## TASK TO CARRY OUT
Below is a listing; copy all of it exactly.

## START

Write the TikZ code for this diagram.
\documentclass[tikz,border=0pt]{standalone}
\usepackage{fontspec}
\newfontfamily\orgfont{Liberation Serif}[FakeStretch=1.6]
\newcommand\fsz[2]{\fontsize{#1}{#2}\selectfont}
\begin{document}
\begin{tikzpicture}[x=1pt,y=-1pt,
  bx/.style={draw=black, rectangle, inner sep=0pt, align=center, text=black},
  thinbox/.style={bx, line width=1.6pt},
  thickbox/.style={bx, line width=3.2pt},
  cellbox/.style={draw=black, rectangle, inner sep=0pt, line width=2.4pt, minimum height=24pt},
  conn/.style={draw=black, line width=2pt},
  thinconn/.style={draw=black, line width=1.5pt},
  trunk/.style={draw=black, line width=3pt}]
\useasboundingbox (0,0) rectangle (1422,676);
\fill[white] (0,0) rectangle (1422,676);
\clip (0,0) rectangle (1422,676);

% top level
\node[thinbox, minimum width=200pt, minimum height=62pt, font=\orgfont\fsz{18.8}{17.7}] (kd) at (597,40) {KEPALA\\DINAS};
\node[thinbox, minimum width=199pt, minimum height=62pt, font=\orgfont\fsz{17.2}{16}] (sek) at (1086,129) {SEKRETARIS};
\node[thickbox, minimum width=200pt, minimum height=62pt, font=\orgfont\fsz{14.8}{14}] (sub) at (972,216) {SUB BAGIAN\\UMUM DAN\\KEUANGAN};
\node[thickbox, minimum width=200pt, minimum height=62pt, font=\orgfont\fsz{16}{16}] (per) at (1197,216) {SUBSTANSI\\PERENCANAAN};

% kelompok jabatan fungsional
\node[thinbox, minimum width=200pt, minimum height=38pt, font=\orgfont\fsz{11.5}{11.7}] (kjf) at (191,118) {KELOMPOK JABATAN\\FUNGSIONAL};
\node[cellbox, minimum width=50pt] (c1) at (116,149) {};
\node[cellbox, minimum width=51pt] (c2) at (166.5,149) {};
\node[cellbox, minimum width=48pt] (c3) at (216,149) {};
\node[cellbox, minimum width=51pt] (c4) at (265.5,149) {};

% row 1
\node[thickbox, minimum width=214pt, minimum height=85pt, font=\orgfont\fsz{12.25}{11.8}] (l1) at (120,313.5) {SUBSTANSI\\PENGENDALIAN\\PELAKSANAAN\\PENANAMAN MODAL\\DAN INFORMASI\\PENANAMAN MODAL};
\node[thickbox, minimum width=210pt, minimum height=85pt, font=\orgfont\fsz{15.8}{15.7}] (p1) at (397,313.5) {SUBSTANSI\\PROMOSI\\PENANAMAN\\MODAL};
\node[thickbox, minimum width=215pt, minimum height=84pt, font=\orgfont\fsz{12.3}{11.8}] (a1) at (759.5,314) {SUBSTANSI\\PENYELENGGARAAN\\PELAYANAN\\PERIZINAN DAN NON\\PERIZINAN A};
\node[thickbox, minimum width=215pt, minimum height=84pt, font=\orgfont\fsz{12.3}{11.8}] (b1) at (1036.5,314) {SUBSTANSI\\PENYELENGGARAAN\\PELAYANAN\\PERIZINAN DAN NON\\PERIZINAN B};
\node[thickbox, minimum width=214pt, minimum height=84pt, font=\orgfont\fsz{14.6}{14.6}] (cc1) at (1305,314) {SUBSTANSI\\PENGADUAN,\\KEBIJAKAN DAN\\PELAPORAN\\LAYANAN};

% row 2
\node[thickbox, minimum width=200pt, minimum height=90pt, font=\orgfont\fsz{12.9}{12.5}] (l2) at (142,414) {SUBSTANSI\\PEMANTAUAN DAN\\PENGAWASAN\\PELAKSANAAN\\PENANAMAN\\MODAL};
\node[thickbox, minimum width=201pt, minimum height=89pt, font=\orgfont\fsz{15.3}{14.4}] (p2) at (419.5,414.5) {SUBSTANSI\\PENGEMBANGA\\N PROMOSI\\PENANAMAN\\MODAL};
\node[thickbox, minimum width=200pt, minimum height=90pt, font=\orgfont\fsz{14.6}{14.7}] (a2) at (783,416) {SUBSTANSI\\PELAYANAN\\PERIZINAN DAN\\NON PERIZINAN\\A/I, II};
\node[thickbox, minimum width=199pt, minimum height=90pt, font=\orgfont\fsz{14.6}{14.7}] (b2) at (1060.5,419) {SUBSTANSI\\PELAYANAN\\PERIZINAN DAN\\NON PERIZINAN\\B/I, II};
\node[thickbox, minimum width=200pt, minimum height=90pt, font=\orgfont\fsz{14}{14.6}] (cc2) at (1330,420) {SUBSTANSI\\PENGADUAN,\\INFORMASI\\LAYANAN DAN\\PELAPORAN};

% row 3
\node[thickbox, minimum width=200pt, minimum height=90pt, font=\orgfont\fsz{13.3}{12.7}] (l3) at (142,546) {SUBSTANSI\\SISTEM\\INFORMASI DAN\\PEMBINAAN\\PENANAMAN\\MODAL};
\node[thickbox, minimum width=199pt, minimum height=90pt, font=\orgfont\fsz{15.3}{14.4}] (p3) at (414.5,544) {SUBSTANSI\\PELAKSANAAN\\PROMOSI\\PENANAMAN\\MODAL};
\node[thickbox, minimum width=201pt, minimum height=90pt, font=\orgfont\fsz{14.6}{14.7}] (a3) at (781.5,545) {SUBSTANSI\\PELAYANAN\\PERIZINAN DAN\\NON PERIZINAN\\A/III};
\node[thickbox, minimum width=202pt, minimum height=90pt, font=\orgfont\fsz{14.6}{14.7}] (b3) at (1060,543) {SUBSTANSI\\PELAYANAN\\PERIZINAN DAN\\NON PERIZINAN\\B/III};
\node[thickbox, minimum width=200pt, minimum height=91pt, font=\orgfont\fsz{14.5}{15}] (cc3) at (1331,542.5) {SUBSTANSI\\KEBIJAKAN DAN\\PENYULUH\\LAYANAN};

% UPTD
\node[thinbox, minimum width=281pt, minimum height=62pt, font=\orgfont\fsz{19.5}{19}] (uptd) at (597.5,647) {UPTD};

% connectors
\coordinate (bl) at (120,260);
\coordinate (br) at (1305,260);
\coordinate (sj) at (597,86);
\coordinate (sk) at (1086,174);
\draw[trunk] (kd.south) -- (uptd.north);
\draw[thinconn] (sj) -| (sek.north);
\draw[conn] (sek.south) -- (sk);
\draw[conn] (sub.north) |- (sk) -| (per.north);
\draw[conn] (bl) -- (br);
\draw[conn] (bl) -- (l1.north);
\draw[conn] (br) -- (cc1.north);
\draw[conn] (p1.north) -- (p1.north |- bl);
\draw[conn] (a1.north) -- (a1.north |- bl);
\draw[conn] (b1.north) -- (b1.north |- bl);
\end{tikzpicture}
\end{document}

## END

## RIGHT ANSWER
Write the TikZ code for this diagram.
\documentclass[tikz,border=0pt]{standalone}
\usepackage{fontspec}
\newfontfamily\orgfont{Liberation Serif}[FakeStretch=1.6]
\newcommand\fsz[2]{\fontsize{#1}{#2}\selectfont}
\begin{document}
\begin{tikzpicture}[x=1pt,y=-1pt,
  bx/.style={draw=black, rectangle, inner sep=0pt, align=center, text=black},
  thinbox/.style={bx, line width=1.6pt},
  thickbox/.style={bx, line width=3.2pt},
  cellbox/.style={draw=black, rectangle, inner sep=0pt, line width=2.4pt, minimum height=24pt},
  conn/.style={draw=black, line width=2pt},
  thinconn/.style={draw=black, line width=1.5pt},
  trunk/.style={draw=black, line width=3pt}]
\useasboundingbox (0,0) rectangle (1422,676);
\fill[white] (0,0) rectangle (1422,676);
\clip (0,0) rectangle (1422,676);

% top level
\node[thinbox, minimum width=200pt, minimum height=62pt, font=\orgfont\fsz{18.8}{17.7}] (kd) at (597,40) {KEPALA\\DINAS};
\node[thinbox, minimum width=199pt, minimum height=62pt, font=\orgfont\fsz{17.2}{16}] (sek) at (1086,129) {SEKRETARIS};
\node[thickbox, minimum width=200pt, minimum height=62pt, font=\orgfont\fsz{14.8}{14}] (sub) at (972,216) {SUB BAGIAN\\UMUM DAN\\KEUANGAN};
\node[thickbox, minimum width=200pt, minimum height=62pt, font=\orgfont\fsz{16}{16}] (per) at (1197,216) {SUBSTANSI\\PERENCANAAN};

% kelompok jabatan fungsional
\node[thinbox, minimum width=200pt, minimum height=38pt, font=\orgfont\fsz{11.5}{11.7}] (kjf) at (191,118) {KELOMPOK JABATAN\\FUNGSIONAL};
\node[cellbox, minimum width=50pt] (c1) at (116,149) {};
\node[cellbox, minimum width=51pt] (c2) at (166.5,149) {};
\node[cellbox, minimum width=48pt] (c3) at (216,149) {};
\node[cellbox, minimum width=51pt] (c4) at (265.5,149) {};

% row 1
\node[thickbox, minimum width=214pt, minimum height=85pt, font=\orgfont\fsz{12.25}{11.8}] (l1) at (120,313.5) {SUBSTANSI\\PENGENDALIAN\\PELAKSANAAN\\PENANAMAN MODAL\\DAN INFORMASI\\PENANAMAN MODAL};
\node[thickbox, minimum width=210pt, minimum height=85pt, font=\orgfont\fsz{15.8}{15.7}] (p1) at (397,313.5) {SUBSTANSI\\PROMOSI\\PENANAMAN\\MODAL};
\node[thickbox, minimum width=215pt, minimum height=84pt, font=\orgfont\fsz{12.3}{11.8}] (a1) at (759.5,314) {SUBSTANSI\\PENYELENGGARAAN\\PELAYANAN\\PERIZINAN DAN NON\\PERIZINAN A};
\node[thickbox, minimum width=215pt, minimum height=84pt, font=\orgfont\fsz{12.3}{11.8}] (b1) at (1036.5,314) {SUBSTANSI\\PENYELENGGARAAN\\PELAYANAN\\PERIZINAN DAN NON\\PERIZINAN B};
\node[thickbox, minimum width=214pt, minimum height=84pt, font=\orgfont\fsz{14.6}{14.6}] (cc1) at (1305,314) {SUBSTANSI\\PENGADUAN,\\KEBIJAKAN DAN\\PELAPORAN\\LAYANAN};

% row 2
\node[thickbox, minimum width=200pt, minimum height=90pt, font=\orgfont\fsz{12.9}{12.5}] (l2) at (142,414) {SUBSTANSI\\PEMANTAUAN DAN\\PENGAWASAN\\PELAKSANAAN\\PENANAMAN\\MODAL};
\node[thickbox, minimum width=201pt, minimum height=89pt, font=\orgfont\fsz{15.3}{14.4}] (p2) at (419.5,414.5) {SUBSTANSI\\PENGEMBANGA\\N PROMOSI\\PENANAMAN\\MODAL};
\node[thickbox, minimum width=200pt, minimum height=90pt, font=\orgfont\fsz{14.6}{14.7}] (a2) at (783,416) {SUBSTANSI\\PELAYANAN\\PERIZINAN DAN\\NON PERIZINAN\\A/I, II};
\node[thickbox, minimum width=199pt, minimum height=90pt, font=\orgfont\fsz{14.6}{14.7}] (b2) at (1060.5,419) {SUBSTANSI\\PELAYANAN\\PERIZINAN DAN\\NON PERIZINAN\\B/I, II};
\node[thickbox, minimum width=200pt, minimum height=90pt, font=\orgfont\fsz{14}{14.6}] (cc2) at (1330,420) {SUBSTANSI\\PENGADUAN,\\INFORMASI\\LAYANAN DAN\\PELAPORAN};

% row 3
\node[thickbox, minimum width=200pt, minimum height=90pt, font=\orgfont\fsz{13.3}{12.7}] (l3) at (142,546) {SUBSTANSI\\SISTEM\\INFORMASI DAN\\PEMBINAAN\\PENANAMAN\\MODAL};
\node[thickbox, minimum width=199pt, minimum height=90pt, font=\orgfont\fsz{15.3}{14.4}] (p3) at (414.5,544) {SUBSTANSI\\PELAKSANAAN\\PROMOSI\\PENANAMAN\\MODAL};
\node[thickbox, minimum width=201pt, minimum height=90pt, font=\orgfont\fsz{14.6}{14.7}] (a3) at (781.5,545) {SUBSTANSI\\PELAYANAN\\PERIZINAN DAN\\NON PERIZINAN\\A/III};
\node[thickbox, minimum width=202pt, minimum height=90pt, font=\orgfont\fsz{14.6}{14.7}] (b3) at (1060,543) {SUBSTANSI\\PELAYANAN\\PERIZINAN DAN\\NON PERIZINAN\\B/III};
\node[thickbox, minimum width=200pt, minimum height=91pt, font=\orgfont\fsz{14.5}{15}] (cc3) at (1331,542.5) {SUBSTANSI\\KEBIJAKAN DAN\\PENYULUH\\LAYANAN};

% UPTD
\node[thinbox, minimum width=281pt, minimum height=62pt, font=\orgfont\fsz{19.5}{19}] (uptd) at (597.5,647) {UPTD};

% connectors
\coordinate (bl) at (120,260);
\coordinate (br) at (1305,260);
\coordinate (sj) at (597,86);
\coordinate (sk) at (1086,174);
\draw[trunk] (kd.south) -- (uptd.north);
\draw[thinconn] (sj) -| (sek.north);
\draw[conn] (sek.south) -- (sk);
\draw[conn] (sub.north) |- (sk) -| (per.north);
\draw[conn] (bl) -- (br);
\draw[conn] (bl) -- (l1.north);
\draw[conn] (br) -- (cc1.north);
\draw[conn] (p1.north) -- (p1.north |- bl);
\draw[conn] (a1.north) -- (a1.north |- bl);
\draw[conn] (b1.north) -- (b1.north |- bl);
\end{tikzpicture}
\end{document}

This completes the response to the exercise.